§ JOB: Omit any picture, and return the remaining data exactly as written.

§ SUPPLIED DATA:
==========

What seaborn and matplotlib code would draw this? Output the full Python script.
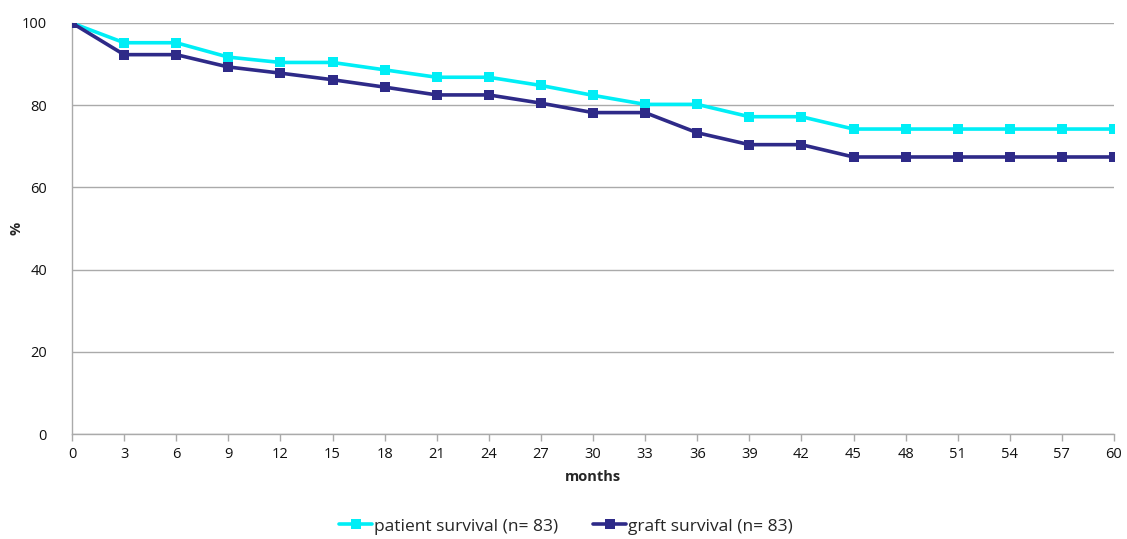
import matplotlib
matplotlib.use("Agg")
import matplotlib.pyplot as plt
import seaborn as sns
import pandas as pd

# Survival over time (months after transplantation)
months = [0, 3, 6, 9, 12, 15, 18, 21, 24, 27, 30, 33, 36, 39, 42, 45, 48, 51, 54, 57, 60]
patient_survival = [100, 95.2, 95.2, 91.7, 90.4, 90.4, 88.6, 86.8, 86.8, 84.8, 82.4, 80.2, 80.2,
                    77.2, 77.2, 74.2, 74.2, 74.2, 74.2, 74.2, 74.2]
graft_survival = [100, 92.3, 92.3, 89.3, 87.8, 86.2, 84.4, 82.5, 82.5, 80.5, 78.2, 78.2, 73.3,
                  70.4, 70.4, 67.4, 67.4, 67.4, 67.4, 67.4, 67.4]
series_names = ["patient survival (n= 83)", "graft survival (n= 83)"]
y_ticks = [0, 20, 40, 60, 80, 100]

df = pd.DataFrame({
    "months": months * 2,
    "value": patient_survival + graft_survival,
    "series": [series_names[0]] * len(months) + [series_names[1]] * len(months),
})

sns.set_theme(style="white")
plt.rcParams["font.family"] = ["Open Sans", "DejaVu Sans"]

fig = plt.figure(figsize=(11.27, 5.39), dpi=100)
ax = fig.add_axes([72 / 1127, 1 - 434 / 539, (1114 - 72) / 1127, (434 - 23) / 539])

palette = {series_names[0]: "#00EEF6", series_names[1]: "#2E2A88"}
sns.lineplot(data=df, x="months", y="value", hue="series", palette=palette,
             marker="s", markersize=7, markeredgewidth=0, linewidth=2.6,
             ax=ax, legend=True, zorder=3)

ax.set_xlim(0, 60)
ax.set_ylim(0, 100)
ax.set_xticks(months)
ax.set_xticklabels([str(m) for m in months], fontsize=10.5, color="#111111")
ax.set_yticks(y_ticks)
ax.set_yticklabels([str(v) for v in y_ticks], fontsize=10.5, color="#111111")
ax.yaxis.grid(True, color="#AAAAAA", linewidth=1)
ax.set_axisbelow(True)

for side in ("top", "right"):
    ax.spines[side].set_visible(False)
for side in ("left", "bottom"):
    ax.spines[side].set_color("#AAAAAA")
    ax.spines[side].set_linewidth(1)

ax.tick_params(axis="x", bottom=True, length=5, width=1, color="#AAAAAA", pad=4)
ax.tick_params(axis="y", left=False, pad=12)

ax.set_xlabel("months", fontsize=10.5, fontweight="bold", labelpad=6)
ax.set_ylabel("%", fontsize=10.5, fontweight="bold")
ax.yaxis.set_label_coords(-0.047, 0.5)

handles, labels = ax.get_legend_handles_labels()
ax.legend(handles, labels, loc="center", bbox_to_anchor=((566 - 72) / 1042, -0.225), ncol=2,
          frameon=False, fontsize=12.5, handlelength=1.9, handletextpad=0.1,
          columnspacing=2.0)

fig.savefig("out.png", dpi=100)
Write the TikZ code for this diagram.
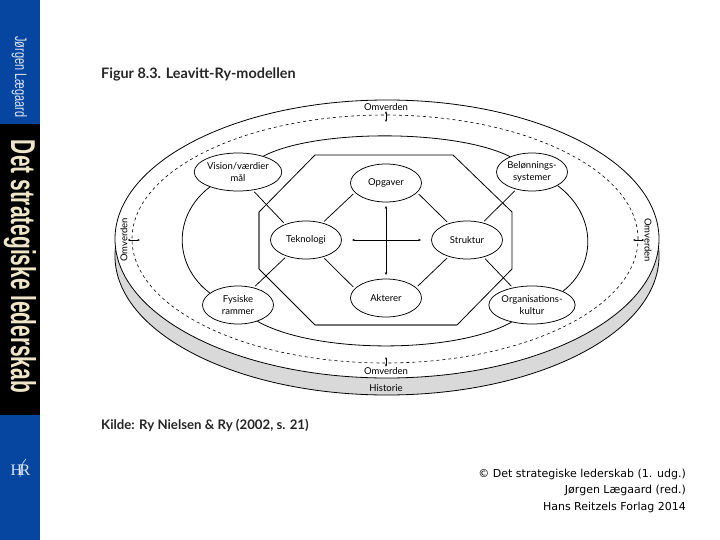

==========

§ ANSWER TO THIS PROBLEM:
What seaborn and matplotlib code would draw this? Output the full Python script.
import matplotlib
matplotlib.use("Agg")
import matplotlib.pyplot as plt
import seaborn as sns
import pandas as pd

# Survival over time (months after transplantation)
months = [0, 3, 6, 9, 12, 15, 18, 21, 24, 27, 30, 33, 36, 39, 42, 45, 48, 51, 54, 57, 60]
patient_survival = [100, 95.2, 95.2, 91.7, 90.4, 90.4, 88.6, 86.8, 86.8, 84.8, 82.4, 80.2, 80.2,
                    77.2, 77.2, 74.2, 74.2, 74.2, 74.2, 74.2, 74.2]
graft_survival = [100, 92.3, 92.3, 89.3, 87.8, 86.2, 84.4, 82.5, 82.5, 80.5, 78.2, 78.2, 73.3,
                  70.4, 70.4, 67.4, 67.4, 67.4, 67.4, 67.4, 67.4]
series_names = ["patient survival (n= 83)", "graft survival (n= 83)"]
y_ticks = [0, 20, 40, 60, 80, 100]

df = pd.DataFrame({
    "months": months * 2,
    "value": patient_survival + graft_survival,
    "series": [series_names[0]] * len(months) + [series_names[1]] * len(months),
})

sns.set_theme(style="white")
plt.rcParams["font.family"] = ["Open Sans", "DejaVu Sans"]

fig = plt.figure(figsize=(11.27, 5.39), dpi=100)
ax = fig.add_axes([72 / 1127, 1 - 434 / 539, (1114 - 72) / 1127, (434 - 23) / 539])

palette = {series_names[0]: "#00EEF6", series_names[1]: "#2E2A88"}
sns.lineplot(data=df, x="months", y="value", hue="series", palette=palette,
             marker="s", markersize=7, markeredgewidth=0, linewidth=2.6,
             ax=ax, legend=True, zorder=3)

ax.set_xlim(0, 60)
ax.set_ylim(0, 100)
ax.set_xticks(months)
ax.set_xticklabels([str(m) for m in months], fontsize=10.5, color="#111111")
ax.set_yticks(y_ticks)
ax.set_yticklabels([str(v) for v in y_ticks], fontsize=10.5, color="#111111")
ax.yaxis.grid(True, color="#AAAAAA", linewidth=1)
ax.set_axisbelow(True)

for side in ("top", "right"):
    ax.spines[side].set_visible(False)
for side in ("left", "bottom"):
    ax.spines[side].set_color("#AAAAAA")
    ax.spines[side].set_linewidth(1)

ax.tick_params(axis="x", bottom=True, length=5, width=1, color="#AAAAAA", pad=4)
ax.tick_params(axis="y", left=False, pad=12)

ax.set_xlabel("months", fontsize=10.5, fontweight="bold", labelpad=6)
ax.set_ylabel("%", fontsize=10.5, fontweight="bold")
ax.yaxis.set_label_coords(-0.047, 0.5)

handles, labels = ax.get_legend_handles_labels()
ax.legend(handles, labels, loc="center", bbox_to_anchor=((566 - 72) / 1042, -0.225), ncol=2,
          frameon=False, fontsize=12.5, handlelength=1.9, handletextpad=0.1,
          columnspacing=2.0)

fig.savefig("out.png", dpi=100)
Write the TikZ code for this diagram.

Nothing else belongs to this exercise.